Earlier
we demonstrated how by simply eliminating bad multitasking, significant gains
can be made in project completion rates, but we still have to address the
negative impact of the Student Syndrome and Parkinson’s Law. We know that both of these behaviors lengthen
the time required to complete projects.
Remember I explained how resources will estimate their task times and
then add in their own personal protection against disruptions that Murphy might
cause? Because the resources know that
this safety exists, it’s not at all unusual for them to delay starting work on
their tasks until the due date is close.
They, in effect, waste the safety net of time that they had originally
inserted into their tasks. And even if
the resources don’t delay their task starts and actually do finish early, they
simply don’t report the early finishes.
So how does CCPM deal with these two behaviors?
Whereas CPM relies on individual task durations as well as scheduled start and completion dates,
CCPM’s focus is not on finishing individual tasks on time, but rather starting
and completing these tasks as soon as
possible. It’s kind of like a relay race where the runners hand off the
baton. The next runner in the race sees
the runner coming and prepares for the handoff of the baton. This may not seem like a big difference, but
it is in terms of acceleration of project completions, it’s huge. Let’s learn more about CCPM.
So how does CCPM work? Like
CPM, when using CCPM we still gather estimates on individual tasks from our
resources. Also, like CPM, we identify a
Critical Path which is the longest path of dependent tasks. That is, if a task can’t start until a
previous task is complete, then we must wait. In project management, the critical path is
the constraint. However, unlike CPM,
CCPM also considers competing resources (i.e. the same resource has to work on
different tasks) and makes them a part of the critical path. Let’s look at an example of how CPM and CCPM
identifies the critical path.
Figure 1
CPM defines the critical path as the longest
path of dependent tasks within a project.
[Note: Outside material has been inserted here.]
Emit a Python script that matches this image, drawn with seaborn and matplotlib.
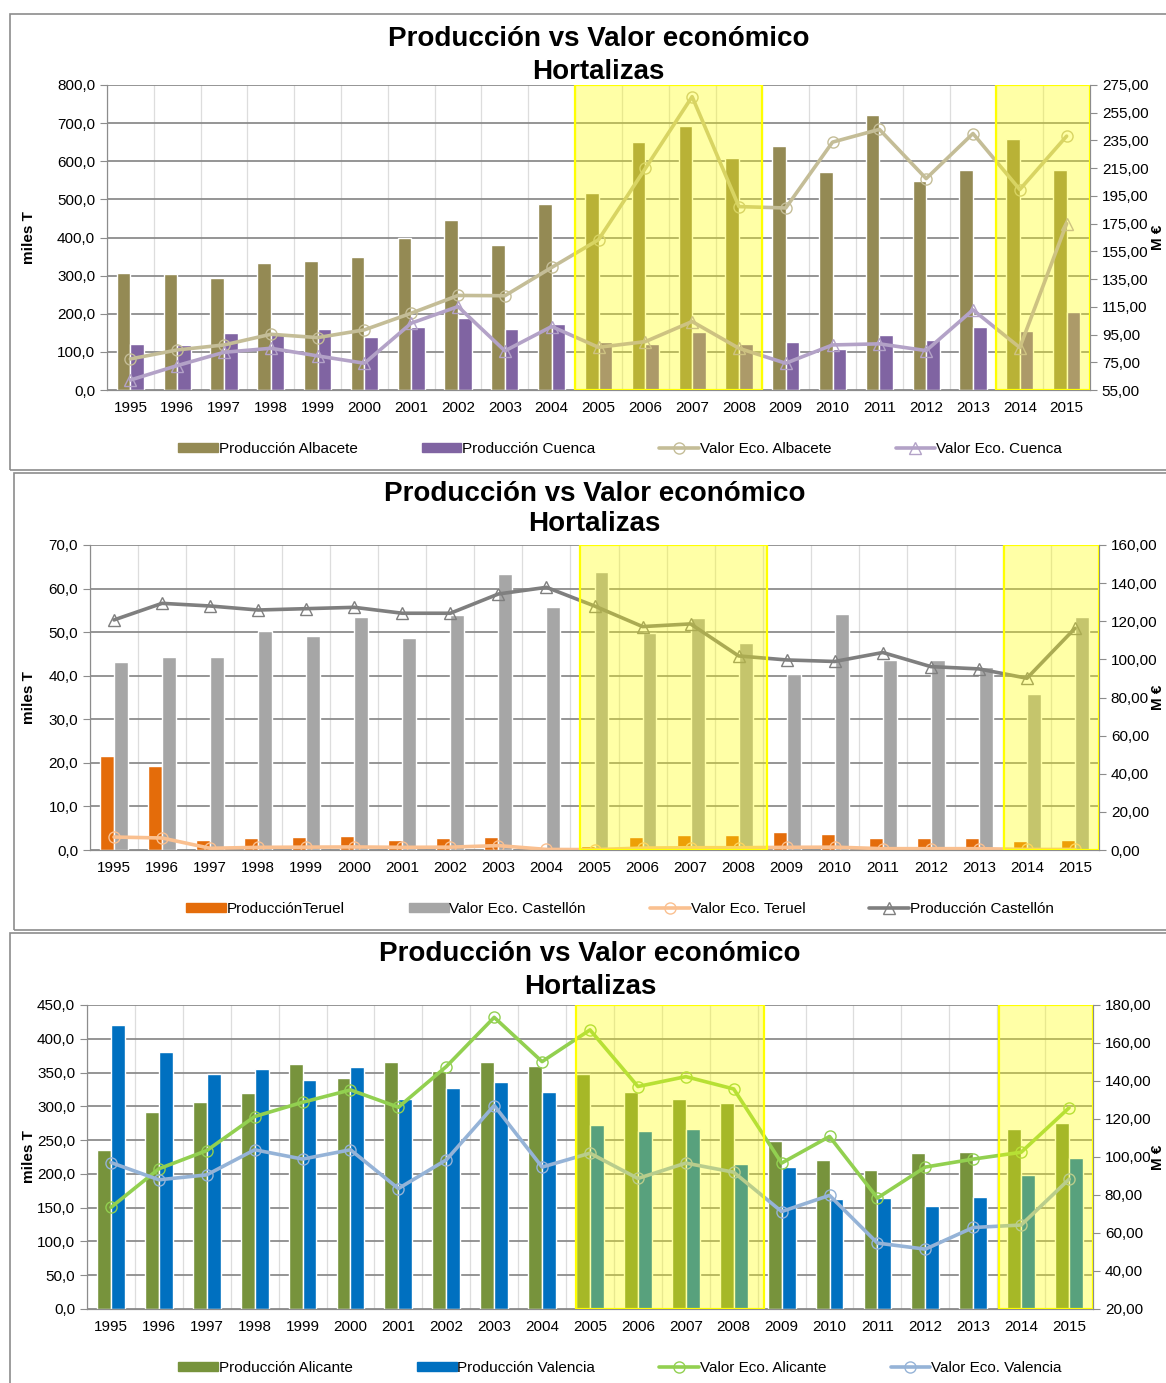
import numpy as np
import pandas as pd
import matplotlib
matplotlib.use("Agg")
import matplotlib.pyplot as plt
import seaborn as sns
from matplotlib.patches import Patch, Rectangle
from matplotlib.lines import Line2D
from matplotlib.ticker import FuncFormatter, FixedLocator

# ------------------ DATA ------------------
years = [str(y) for y in range(1995, 2016)]

# Panel 1 (Albacete / Cuenca)
prod_albacete = [307, 305, 293, 333, 338, 349, 398, 447, 381, 487, 516,
                 650, 693, 609, 639, 572, 722, 548, 577, 658, 576]
prod_cuenca = [121, 118, 150, 150, 161, 139, 165, 189, 159, 174, 127,
               120, 153, 121, 126, 107, 143, 131, 165, 154, 205]
valor_albacete = [77.4, 83.9, 87.5, 95.2, 92.8, 98.4, 110.4, 123.2, 123.0, 143.4, 163.4,
                  214.8, 266.6, 187.3, 186.3, 233.8, 243.0, 207.5, 240.0, 199.6, 238.1]
valor_cuenca = [62.2, 72.6, 82.2, 85.1, 79.6, 74.3, 103.2, 115.2, 83.2, 100.8, 85.8,
                89.9, 104.4, 85.1, 74.3, 87.5, 88.3, 83.4, 112.8, 85.6, 175.0]

# Panel 2 (Teruel / Castellón)
prod_teruel = [21.5, 19.2, 2.4, 2.7, 2.9, 3.3, 2.4, 2.7, 2.9, 0.3, 1.0,
               3.0, 3.5, 3.4, 4.1, 3.6, 2.8, 2.8, 2.8, 2.1, 2.4]
valor_castellon = [43.1, 44.2, 44.2, 50.3, 49.2, 53.4, 48.6, 53.9, 63.3, 55.7, 63.7,
                   49.7, 53.3, 47.4, 40.3, 54.2, 43.6, 43.6, 41.9, 35.8, 53.5]
valor_teruel = [6.8, 6.3, 0.9, 1.4, 1.5, 1.6, 1.4, 1.5, 2.3, 0.3, 0.2,
                1.0, 1.2, 1.2, 1.4, 1.5, 0.7, 0.7, 0.7, 0.3, 0.3]
prod_castellon = [120.7, 129.4, 128.0, 125.9, 126.6, 127.3, 124.2, 124.2, 134.3, 137.8, 128.0,
                  117.2, 118.6, 101.8, 99.7, 98.9, 103.6, 96.2, 95.0, 90.1, 116.3]

# Panel 3 (Alicante / Valencia)
prod_alicante = [236, 291, 307, 320, 362, 342, 366, 353, 365, 359, 348,
                 321, 311, 305, 249, 220, 206, 231, 233, 267, 275]
prod_valencia = [420, 381, 348, 355, 339, 358, 311, 327, 336, 321, 272,
                 264, 266, 215, 210, 163, 164, 152, 166, 198, 224]
valor_alicante = [73.5, 93.8, 103.4, 121.3, 128.8, 135.3, 126.2, 147.6, 173.5, 150.2, 166.9,
                  137.1, 142.3, 135.8, 96.8, 110.8, 78.4, 94.7, 98.9, 102.5, 125.9]
valor_valencia = [97.1, 88.0, 90.6, 103.8, 98.9, 103.8, 83.4, 98.5, 127.1, 94.7, 102.0,
                  88.7, 96.8, 92.0, 71.3, 79.8, 54.7, 51.5, 62.9, 64.2, 88.3]

# highlighted year ranges (first and last year of each band)
highlight_years = [("2005", "2008"), ("2014", "2015")]

# ------------------ STYLE ------------------
sns.set_style("white")
plt.rcParams['font.family'] = ['Liberation Sans', 'DejaVu Sans']
for k in ["text.color", "axes.labelcolor", "xtick.color", "ytick.color"]:
    plt.rcParams[k] = "black"

W, H = 1166, 1383
fig = plt.figure(figsize=(W / 100, H / 100), dpi=100)

GRID = "#8C8C8C"
comma1 = FuncFormatter(lambda v, p: f"{v:.1f}".replace(".", ","))
comma2 = FuncFormatter(lambda v, p: f"{v:.2f}".replace(".", ","))


def px_axes(l, t, r, b):
    return fig.add_axes([l / W, 1 - b / H, (r - l) / W, (b - t) / H])


def frame(l, t, r, b):
    fig.patches.append(Rectangle((l / W, 1 - b / H), (r - l) / W, (b - t) / H,
                                 transform=fig.transFigure, fill=False,
                                 edgecolor="#8C8C8C", lw=1.2))


def draw_panel(box, title_y, legend_y, bars, lines, lims, legend_order, span_shift):
    l, t, r, b = box
    ax = px_axes(l, t, r, b)
    n = len(years)

    # bars
    df = pd.DataFrame({
        "year": years * 2,
        "value": bars[0][1] + bars[1][1],
        "serie": [bars[0][0]] * n + [bars[1][0]] * n,
    })
    sns.barplot(data=df, x="year", y="value", hue="serie",
                hue_order=[bars[0][0], bars[1][0]],
                palette={bars[0][0]: bars[0][2], bars[1][0]: bars[1][2]},
                width=0.58, gap=0, saturation=1, legend=False, ax=ax)
    ax.set_xlim(-0.5, n - 0.5)
    lo, hi, st = lims[0]
    ax.set_ylim(lo, hi)
    ax.yaxis.set_major_locator(FixedLocator(np.arange(lo, hi + st / 2, st)))
    ax.yaxis.set_major_formatter(comma1)
    ax.set_axisbelow(True)
    ax.grid(axis="y", color=GRID, lw=1.3)
    ax.xaxis.set_minor_locator(FixedLocator(np.arange(-0.5, n, 1.0)))
    ax.grid(axis="x", which="minor", color="#DDDDDD", lw=0.9)
    ax.tick_params(axis="x", which="major", length=0, labelsize=11, pad=8)
    ax.tick_params(axis="x", which="minor", length=5, color=GRID, direction="out")
    ax.tick_params(axis="y", length=5, color=GRID, direction="out", labelsize=11, left=True)
    ax.set_xlabel("")
    ax.set_ylabel("miles T", fontsize=11, fontweight="bold")
    ax.yaxis.set_label_coords((36 - l) / (r - l), 0.5)
    for s in ["left", "bottom", "right"]:
        ax.spines[s].set_color(GRID)
    ax.spines["top"].set_visible(False)

    # lines on secondary axis
    ax2 = ax.twinx()
    pos = np.arange(n)
    for name, vals, color, mk in lines:
        sns.lineplot(x=pos, y=vals, ax=ax2, color=color, lw=2.6, marker=mk,
                     markersize=8, markerfacecolor="none", markeredgecolor=color,
                     markeredgewidth=1.0, legend=False)
    lo, hi, st = lims[1]
    ax2.set_ylim(lo, hi)
    ax2.yaxis.set_major_locator(FixedLocator(np.arange(lo, hi + st / 2, st)))
    ax2.yaxis.set_major_formatter(comma2)
    ax2.tick_params(axis="y", length=5, color=GRID, direction="out", labelsize=11, right=True)
    ax2.set_ylabel("")
    for s in ["left", "bottom", "right"]:
        ax2.spines[s].set_color(GRID)
    ax2.spines["top"].set_visible(False)
    ax2.set_xlim(-0.5, n - 0.5)
    fig.text(1158 / W, 1 - (t + b) / 2 / H, "M €", rotation=90, ha="center", va="center",
             fontsize=11, fontweight="bold")

    # yellow highlight (hand-drawn boxes in the original, slightly off the category grid)
    for (y0, y1), (d0, d1) in zip(highlight_years, span_shift):
        x0 = years.index(y0) - 0.5 + d0
        x1 = min(years.index(y1) + 0.5 + d1, n - 0.5)
        ax2.axvspan(x0, x1, facecolor=(1, 1, 0, 0.35), edgecolor="#FFFF00", lw=1.6, zorder=10)

    # titles
    cx = (l + r) / 2 / W
    fig.text(cx, 1 - title_y[0] / H, "Producción vs Valor económico", ha="center",
             va="center", fontsize=20, fontweight="bold")
    fig.text(cx, 1 - title_y[1] / H, "Hortalizas", ha="center", va="center",
             fontsize=20, fontweight="bold")

    # legend
    handles = {}
    for name, vals, color in bars:
        handles[name] = Patch(facecolor=color, edgecolor=color)
    for name, vals, color, mk in lines:
        handles[name] = Line2D([0], [0], color=color, lw=2.6, marker=mk, markersize=8,
                               markerfacecolor="none", markeredgecolor=color)
    fig.legend([handles[k] for k in legend_order], legend_order, ncol=4,
               loc="center", bbox_to_anchor=(620 / W, 1 - legend_y / H), frameon=False,
               fontsize=11, handlelength=2.6, handleheight=0.6, handletextpad=0.05,
               columnspacing=4.2)
    return ax, ax2


frame(10, 14, 1175, 470)
frame(14, 473, 1175, 930)
frame(10, 933, 1175, 1395)

draw_panel((107, 85, 1090, 390), (39, 72), 449,
           [("Producción Albacete", prod_albacete, "#948A54"),
            ("Producción Cuenca", prod_cuenca, "#8064A2")],
           [("Valor Eco. Albacete", valor_albacete, "#C4BD97", "o"),
            ("Valor Eco. Cuenca", valor_cuenca, "#B3A2C7", "^")],
           ((0, 800, 100), (55, 275, 20)),
           ["Producción Albacete", "Producción Cuenca", "Valor Eco. Albacete", "Valor Eco. Cuenca"],
           [(0.0, 0.0), (0.0, 0.0)])

draw_panel((90, 545, 1099, 850), (494, 524), 909,
           [("ProducciónTeruel", prod_teruel, "#E46C0A"),
            ("Valor Eco. Castellón", valor_castellon, "#A6A6A6")],
           [("Valor Eco. Teruel", valor_teruel, "#FAC090", "o"),
            ("Producción Castellón", prod_castellon, "#7F7F7F", "^")],
           ((0, 70, 10), (0, 160, 20)),
           ["ProducciónTeruel", "Valor Eco. Castellón", "Valor Eco. Teruel", "Producción Castellón"],
           [(0.19, 0.1), (0.02, 0.0)])

draw_panel((87, 1005, 1093, 1309), (954, 987), 1368,
           [("Producción Alicante", prod_alicante, "#77933C"),
            ("Producción Valencia", prod_valencia, "#0070C0")],
           [("Valor Eco. Alicante", valor_alicante, "#92D050", "o"),
            ("Valor Eco. Valencia", valor_valencia, "#95B3D7", "o")],
           ((0, 450, 50), (20, 180, 20)),
           ["Producción Alicante", "Producción Valencia", "Valor Eco. Alicante", "Valor Eco. Valencia"],
           [(0.2, 0.14), (0.03, 0.0)])

fig.savefig("out.png", dpi=100)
The critical path is important because any delay on the critical path
will delay the project correspondingly.
Figure 1 is an example of a series of tasks which must be completed in a
project with the critical path highlighted in grey. For example, Task A2 can
only be initiated after A1 is completed.
Task B3 can only be performed after completion of B1 and B2. Task D1 can
only be performed after completion of A2, B3 and C2. CPM would have identified the critical path as
C1-C2-D1 (i.e. the longest path of dependent tasks) and the project completion
estimate would have been 29 days (i.e. 8d+12d+9d).
What
if, in our example, tasks A2 and B3 were performed by the same resource? Would the critical path different? In Figure 2 we see the new critical path that
includes a provision for resource dependencies and as you can see the new
critical path is A1-A2-B3-D1 or 5d+10d+10d+9d equals 34 days. So the minimum time to complete this project
is now 34 days, not 29 that CPM would tell you it is. In my opinion, the failure to consider
resource dependencies is one of the key reasons why project completion rates
are so dreadful. The simple implication
of incorrectly identifying the critical path, which we will now refer to as critical chain, is that the project team
will never be able to complete their project on time without heroic efforts,
adding additional resources, overtime or a combination of all three. The practical implication of incorrectly identifying
the real critical chain is that the focus will be on the wrong tasks. Is this any different than focusing on
non-constraints in our earlier discussion on TOC? Incidentally, this “thing” we refer to as the
critical chain is the system
constraint, so by focusing on the constraint we can maximize the throughput of
projects in your organization.
Figure 2
We
said earlier that safety is imbedded within each task as a way to guard against
the uncertainties of Murphy. Critical
Chain takes a completely different approach by assuming that Murphy’s
uncertainty will happen in every project. Unlike CPM, CCPM removes these safety buffers
within each task and pools a portion of them at the end of the project plan to
protect the only date that really matters, the project completion date. There are many references that explain the
details of how CCPM does this, but here’s a simple example to explain it. Simply remove all of the protection from the
individual task estimates which we have estimated to be 50 % of the original
estimate. Figure 3 is the same project as
shown in Figure 2 with the safety removed.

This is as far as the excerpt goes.